More than 17 years later, Stevens can’t walk and gets around in a motorized wheelchair. At night, the simple brush of a bed sheet over her feet will send her screaming in pain. She can’t take a shower without submerging her feet in a bucket of water so that the stream won’t touch them directly.
“It’s like that nerve pain that just zings through your whole body like an ice pick,” she said.
California’s workers’ comp system once paid for a home health aide to help Stevens during the day. But in 2013, a new law took effect, subjecting old cases like Stevens’ to a greater emphasis on narrow guidelines that, among other things, severely limited home health care for people injured at work. When Stevens needed to replace her aide, her insurer, the State Compensation Insurance Fund, used that request to decide that an aide was not medically necessary.
Under the new law, Stevens’ only recourse was to appeal to an independent medical reviewer chosen by a company hired by the state. But that doctor never needed to see her, didn’t have to be licensed in California, would remain anonymous and could only be challenged under limited circumstances.
She was supposed to get an answer in 30 days, but instead the process took nearly seven months. The medical reviewer upheld the insurance company’s decision to deny the aide.
Now, Stevens is challenging the constitutionality of that process. In a petition recently accepted by the 1st District Court of Appeal in San Francisco, she argues that allowing medical decisions to be made by anonymous doctors who don’t examine the patients and can’t be questioned violates the rights of injured workers.
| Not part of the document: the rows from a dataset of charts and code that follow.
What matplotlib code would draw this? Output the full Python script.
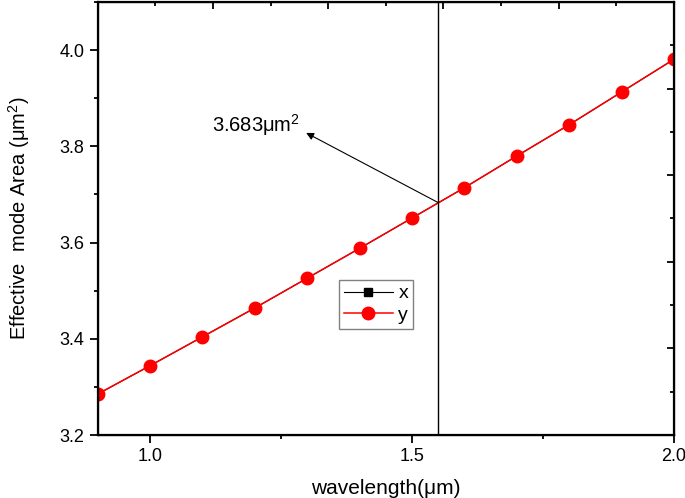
import matplotlib
matplotlib.use('Agg')
import matplotlib.pyplot as plt
from matplotlib.ticker import MultipleLocator, NullFormatter

plt.rcParams['font.family'] = ['Liberation Sans', 'DejaVu Sans']
plt.rcParams['mathtext.fontset'] = 'custom'
plt.rcParams['mathtext.rm'] = 'Liberation Sans'

# data
wavelength = [0.9, 1.0, 1.1, 1.2, 1.3, 1.4, 1.5, 1.6, 1.7, 1.8, 1.9, 2.0]
area = [3.285, 3.344, 3.404, 3.464, 3.526, 3.588, 3.651, 3.714, 3.780, 3.845, 3.913, 3.981]
marked_wl = 1.55
marked_area = 3.683
marked_label = '3.683\u03bcm$^2$'

fig = plt.figure(figsize=(6.85, 4.98), dpi=100)
ax = fig.add_axes([0.1425, 0.1265, 0.8415, 0.8695])

# black series sits exactly under the red one
ax.plot(wavelength, area, color='black', lw=0.8, marker='s', ms=6, label='x')
ax.plot(wavelength, area, color='red', lw=1.1, marker='o', ms=9, label='y')

ax.axvline(marked_wl, color='black', lw=1)
# arrow goes from the crossing point up to the label
ax.annotate('', xy=(1.298, 3.828), xytext=(marked_wl, marked_area),
            arrowprops=dict(arrowstyle='-|>', color='black', lw=0.8,
                            shrinkA=0, shrinkB=0, mutation_scale=11))
ax.text(1.118, 3.845, marked_label, fontsize=14.5, va='center', ha='left')

ax.set_xlim(0.9, 2.0)
ax.set_ylim(3.2, 4.1)
ax.xaxis.set_major_locator(MultipleLocator(0.5))
ax.xaxis.set_minor_locator(MultipleLocator(0.25))
ax.yaxis.set_major_locator(MultipleLocator(0.2))
ax.yaxis.set_minor_locator(MultipleLocator(0.1))
ax.tick_params(which='major', direction='out', length=6, width=1.3, labelsize=13)
ax.tick_params(which='minor', direction='out', length=3, width=1.3)
ax.tick_params(top=False, right=False)

ax.set_xlabel('wavelength(\u03bcm)', fontsize=15, labelpad=10)
ax.set_ylabel('Effective  mode Area (\u03bcm$^2$)', fontsize=14.5, labelpad=20)

for s in ax.spines.values():
    s.set_linewidth(1.6)

# top and right axes: 10 divisions, inward ticks, no labels
top = ax.twiny()
top.set_xlim(0, 10)
top.xaxis.set_major_locator(MultipleLocator(2))
top.xaxis.set_minor_locator(MultipleLocator(1))
top.xaxis.set_major_formatter(NullFormatter())
top.tick_params(which='major', direction='in', length=5, width=1.3)
top.tick_params(which='minor', direction='in', length=3, width=1.3)

right = ax.twinx()
right.set_ylim(0, 10)
right.yaxis.set_major_locator(MultipleLocator(2))
right.yaxis.set_minor_locator(MultipleLocator(1))
right.yaxis.set_major_formatter(NullFormatter())
right.tick_params(which='major', direction='in', length=5, width=1.3)
right.tick_params(which='minor', direction='in', length=3, width=1.3)

leg = ax.legend(loc='upper left', bbox_to_anchor=(0.419, 0.358), fontsize=14,
                fancybox=False, framealpha=1, edgecolor='gray',
                handlelength=2.5, handletextpad=0.3, borderpad=0.25,
                labelspacing=0.2, borderaxespad=0)
leg.get_frame().set_linewidth(1)

fig.savefig('out.png', dpi=100)
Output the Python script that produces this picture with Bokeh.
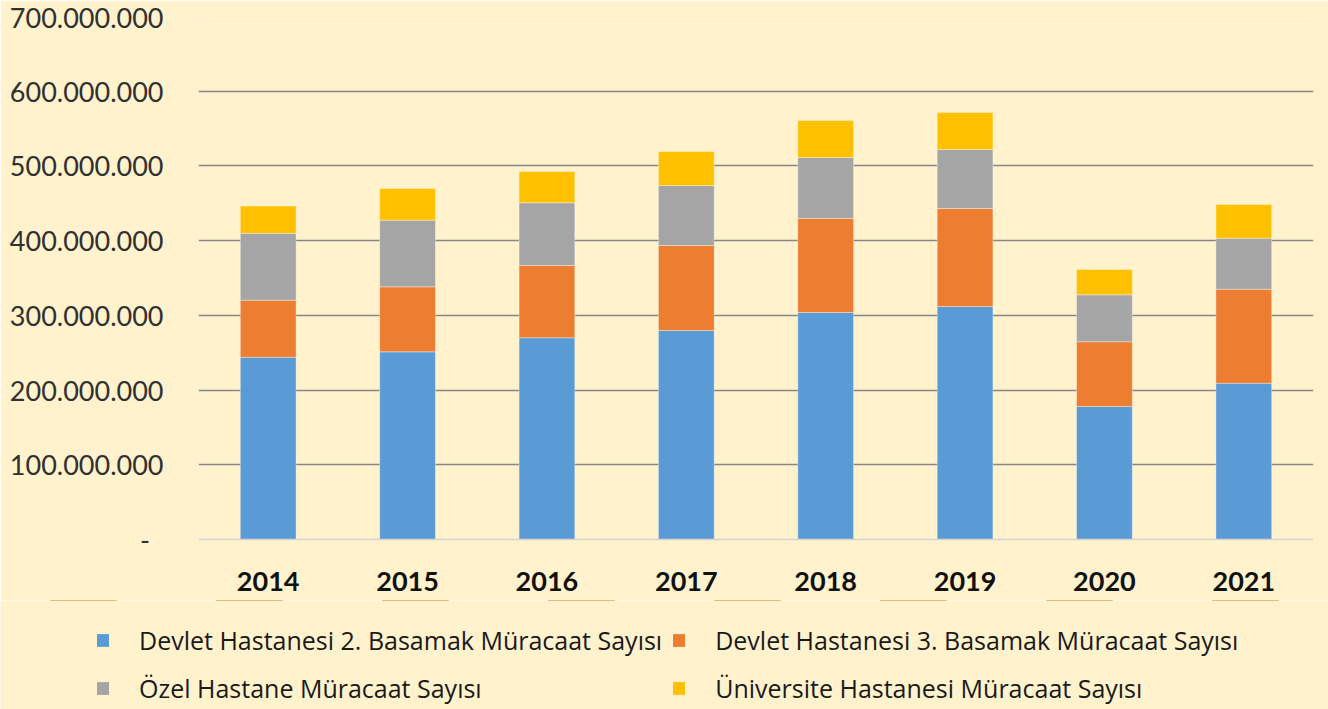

California workers’ comp issued a warning to insurance companies last week that the new law shouldn’t be used to revisit existing agreements for home health care.
The State Compensation Insurance Fund said the request for the aide was denied based on medical evidence. In documents filed with the appeals court, it argued that workers have adequate avenues for appeal and that the legislature acted appropriately to try to create a “faster and cheaper” process that would “promote better health.”
“The legislature’s motivation was to help both employers and injured workers,” it wrote.
Having been both an employer and injured worker has given Stevens a unique perspective on a system she only thought about when she paid her insurance premiums.
“I had just turned 30. I was an athlete. I had a job that I loved, a life that I loved. I couldn’t ever imagine this happening to me, and in a second, my life changed,” Stevens said. “If people don’t stand up and start noticing how broken the system is, by the time you figure it out, it’s going to be too late.”
Correction: An earlier version of this story said that Christopher Carter was sent by his employer’s insurer for an independent medical exam in Missoula, Montana. Instead, the insurer brought the Missoula physician to Great Falls for the exam.